## Data section
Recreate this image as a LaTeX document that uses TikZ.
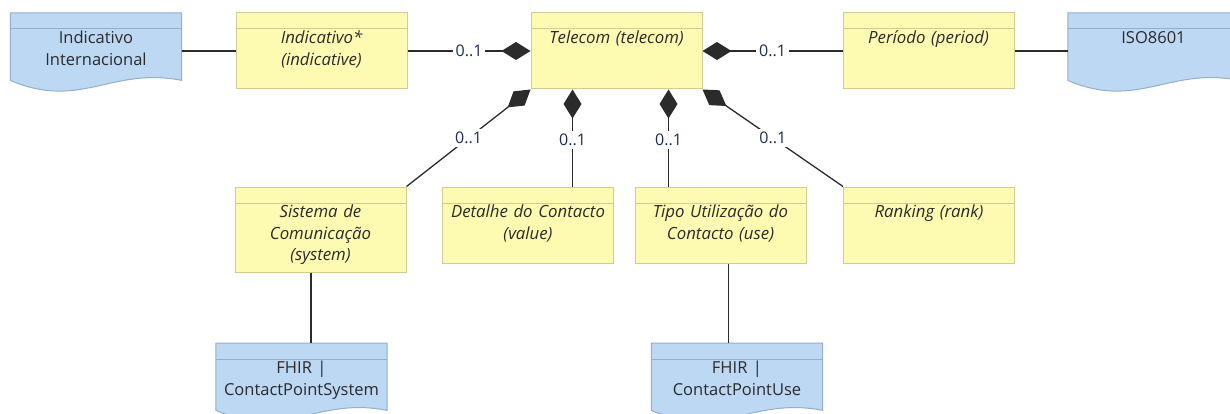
\documentclass[tikz,border=0pt]{standalone}
\usepackage{fontspec}
\setmainfont{Open Sans}
\usetikzlibrary{positioning, arrows.meta, calc}
\definecolor{clsfill}{HTML}{FDFBB2}
\definecolor{clsline}{HTML}{CFCC95}
\definecolor{extfill}{HTML}{BDD8F2}
\definecolor{extline}{HTML}{93AFCE}
\definecolor{txtcol}{HTML}{2A2A2A}
\definecolor{multcol}{HTML}{1F2D4D}
\definecolor{linecol}{HTML}{2B2B2B}

\begin{document}
\begin{tikzpicture}[
    x=1pt, y=1pt,
    % Styles
    cls/.style={% yellow class box with header band
        rectangle,
        draw=clsline,
        fill=clsfill,
        line width=1pt,
        inner sep=0pt,
        minimum width=171pt,
        minimum height=76pt,
        path picture={\draw[clsline, line width=1pt]
            ([yshift=-16pt]path picture bounding box.north west) --
            ([yshift=-16pt]path picture bounding box.north east);},
        },
    ext/.style={% blue document box (outline drawn by the macro)
        rectangle,
        inner sep=0pt,
        minimum width=171pt,
        minimum height=67pt,
        anchor=north,
        },
    txt/.style={% upright text below the header band
        anchor=north,
        inner sep=0pt,
        text width=168pt,
        align=center,
        text=txtcol,
        font=\fontsize{16.5}{21.7}\selectfont,
        },
    itxt/.style={% italic text of the class boxes
        txt,
        font=\fontsize{16.8}{21.7}\selectfont\itshape,
        },
    link/.style={% plain connector
        draw=linecol,
        line width=1.3pt,
        },
    comp/.style={% composition with filled diamond
        link,
        -{Diamond[length=29pt, width=18pt]},
        },
    mult/.style={% multiplicity label
        fill=white,
        inner sep=3pt,
        text=multcol,
        font=\fontsize{16}{18}\selectfont,
        },
    ]
\useasboundingbox (0,0) rectangle (1230,-414);
% Macro for the blue document boxes
\newcommand{\ExtBox}[3]{
    \node[ext] (#1) at (#2) {};
    \draw[extline, fill=extfill, line width=1pt] (#1.north west) -- (#1.north east) -- (#1.south east)
        .. controls ($(#1.south east)+(-70,14)$) and ($(#1.south west)+(70,-30)$) .. (#1.south west) -- cycle;
    \draw[extline, line width=1pt] ([yshift=-16pt]#1.north west) -- ([yshift=-16pt]#1.north east);
    \node[txt] (#1t) at ([yshift=-18pt]#1.north) {#3};
}
% Top row
\ExtBox{intl}{96,-13}{Indicativo\\Internacional}
\node[cls] (ind) at (321.5,-51) {};
\node[itxt] (indt) at ([yshift=-18pt]ind.north) {Indicativo*\\(indicative)};
\node[cls] (tel) at (616.5,-51) {};
\node[itxt] (telt) at ([yshift=-18pt]tel.north) {Telecom (telecom)};
\node[cls] (per) at (928.5,-51) {};
\node[itxt] (pert) at ([yshift=-18pt]per.north) {Período (period)};
\ExtBox{iso}{1153.5,-13}{ISO8601}
% Middle row
\node[cls, minimum height=85pt] (sys) at (320.5,-229.5) {};
\node[itxt] (syst) at ([yshift=-18pt]sys.north) {Sistema de\\Comunicação\\(system)};
\node[cls] (det) at (528,-225) {};
\node[itxt] (dett) at ([yshift=-18pt]det.north) {Detalhe do Contacto\\(value)};
\node[cls] (use) at (720.5,-225) {};
\node[itxt] (uset) at ([yshift=-18pt]use.north) {Tipo Utilização do\\Contacto (use)};
\node[cls] (rank) at (929,-225) {};
\node[itxt] (rankt) at ([yshift=-18pt]rank.north) {Ranking (rank)};
% Bottom row
\ExtBox{fsys}{301.5,-343}{FHIR |\\ContactPointSystem}
\ExtBox{fuse}{737,-343}{FHIR |\\ContactPointUse}
% Connectors
\draw[link] (ind.west) -- (ind.west -| intl.east);
\draw[link] (per.east) -- (per.east -| iso.west);
\draw[comp] (ind.east) -- node[mult] {0..1} (tel.west);
\draw[comp] (per.west) -- node[mult] {0..1} (tel.east);
\draw[comp] (sys.north east) -- node[mult] {0..1} (tel.south west);
\draw[comp] (rank.north west) -- node[mult] {0..1} (tel.south east);
\coordinate (t2) at ([xshift=42pt]tel.south west);
\coordinate (t3) at ([xshift=138pt]tel.south west);
\draw[comp] (t2 |- det.north) -- node[mult, pos=0.48] {0..1} (t2);
\draw[comp] (t3 |- use.north) -- node[mult, pos=0.48] {0..1} (t3);
\draw[link] ([xshift=-9.5pt]sys.south) coordinate (s1) -- (s1 |- fsys.north);
\draw[link] ([xshift=8pt]use.south) coordinate (u1) -- (u1 |- fuse.north);
\end{tikzpicture}
\end{document}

## Task statement
Quote all the lines above exactly as given. Do not include the pictures.

## Exercise response
Recreate this image as a LaTeX document that uses TikZ.
\documentclass[tikz,border=0pt]{standalone}
\usepackage{fontspec}
\setmainfont{Open Sans}
\usetikzlibrary{positioning, arrows.meta, calc}
\definecolor{clsfill}{HTML}{FDFBB2}
\definecolor{clsline}{HTML}{CFCC95}
\definecolor{extfill}{HTML}{BDD8F2}
\definecolor{extline}{HTML}{93AFCE}
\definecolor{txtcol}{HTML}{2A2A2A}
\definecolor{multcol}{HTML}{1F2D4D}
\definecolor{linecol}{HTML}{2B2B2B}

\begin{document}
\begin{tikzpicture}[
    x=1pt, y=1pt,
    % Styles
    cls/.style={% yellow class box with header band
        rectangle,
        draw=clsline,
        fill=clsfill,
        line width=1pt,
        inner sep=0pt,
        minimum width=171pt,
        minimum height=76pt,
        path picture={\draw[clsline, line width=1pt]
            ([yshift=-16pt]path picture bounding box.north west) --
            ([yshift=-16pt]path picture bounding box.north east);},
        },
    ext/.style={% blue document box (outline drawn by the macro)
        rectangle,
        inner sep=0pt,
        minimum width=171pt,
        minimum height=67pt,
        anchor=north,
        },
    txt/.style={% upright text below the header band
        anchor=north,
        inner sep=0pt,
        text width=168pt,
        align=center,
        text=txtcol,
        font=\fontsize{16.5}{21.7}\selectfont,
        },
    itxt/.style={% italic text of the class boxes
        txt,
        font=\fontsize{16.8}{21.7}\selectfont\itshape,
        },
    link/.style={% plain connector
        draw=linecol,
        line width=1.3pt,
        },
    comp/.style={% composition with filled diamond
        link,
        -{Diamond[length=29pt, width=18pt]},
        },
    mult/.style={% multiplicity label
        fill=white,
        inner sep=3pt,
        text=multcol,
        font=\fontsize{16}{18}\selectfont,
        },
    ]
\useasboundingbox (0,0) rectangle (1230,-414);
% Macro for the blue document boxes
\newcommand{\ExtBox}[3]{
    \node[ext] (#1) at (#2) {};
    \draw[extline, fill=extfill, line width=1pt] (#1.north west) -- (#1.north east) -- (#1.south east)
        .. controls ($(#1.south east)+(-70,14)$) and ($(#1.south west)+(70,-30)$) .. (#1.south west) -- cycle;
    \draw[extline, line width=1pt] ([yshift=-16pt]#1.north west) -- ([yshift=-16pt]#1.north east);
    \node[txt] (#1t) at ([yshift=-18pt]#1.north) {#3};
}
% Top row
\ExtBox{intl}{96,-13}{Indicativo\\Internacional}
\node[cls] (ind) at (321.5,-51) {};
\node[itxt] (indt) at ([yshift=-18pt]ind.north) {Indicativo*\\(indicative)};
\node[cls] (tel) at (616.5,-51) {};
\node[itxt] (telt) at ([yshift=-18pt]tel.north) {Telecom (telecom)};
\node[cls] (per) at (928.5,-51) {};
\node[itxt] (pert) at ([yshift=-18pt]per.north) {Período (period)};
\ExtBox{iso}{1153.5,-13}{ISO8601}
% Middle row
\node[cls, minimum height=85pt] (sys) at (320.5,-229.5) {};
\node[itxt] (syst) at ([yshift=-18pt]sys.north) {Sistema de\\Comunicação\\(system)};
\node[cls] (det) at (528,-225) {};
\node[itxt] (dett) at ([yshift=-18pt]det.north) {Detalhe do Contacto\\(value)};
\node[cls] (use) at (720.5,-225) {};
\node[itxt] (uset) at ([yshift=-18pt]use.north) {Tipo Utilização do\\Contacto (use)};
\node[cls] (rank) at (929,-225) {};
\node[itxt] (rankt) at ([yshift=-18pt]rank.north) {Ranking (rank)};
% Bottom row
\ExtBox{fsys}{301.5,-343}{FHIR |\\ContactPointSystem}
\ExtBox{fuse}{737,-343}{FHIR |\\ContactPointUse}
% Connectors
\draw[link] (ind.west) -- (ind.west -| intl.east);
\draw[link] (per.east) -- (per.east -| iso.west);
\draw[comp] (ind.east) -- node[mult] {0..1} (tel.west);
\draw[comp] (per.west) -- node[mult] {0..1} (tel.east);
\draw[comp] (sys.north east) -- node[mult] {0..1} (tel.south west);
\draw[comp] (rank.north west) -- node[mult] {0..1} (tel.south east);
\coordinate (t2) at ([xshift=42pt]tel.south west);
\coordinate (t3) at ([xshift=138pt]tel.south west);
\draw[comp] (t2 |- det.north) -- node[mult, pos=0.48] {0..1} (t2);
\draw[comp] (t3 |- use.north) -- node[mult, pos=0.48] {0..1} (t3);
\draw[link] ([xshift=-9.5pt]sys.south) coordinate (s1) -- (s1 |- fsys.north);
\draw[link] ([xshift=8pt]use.south) coordinate (u1) -- (u1 |- fuse.north);
\end{tikzpicture}
\end{document}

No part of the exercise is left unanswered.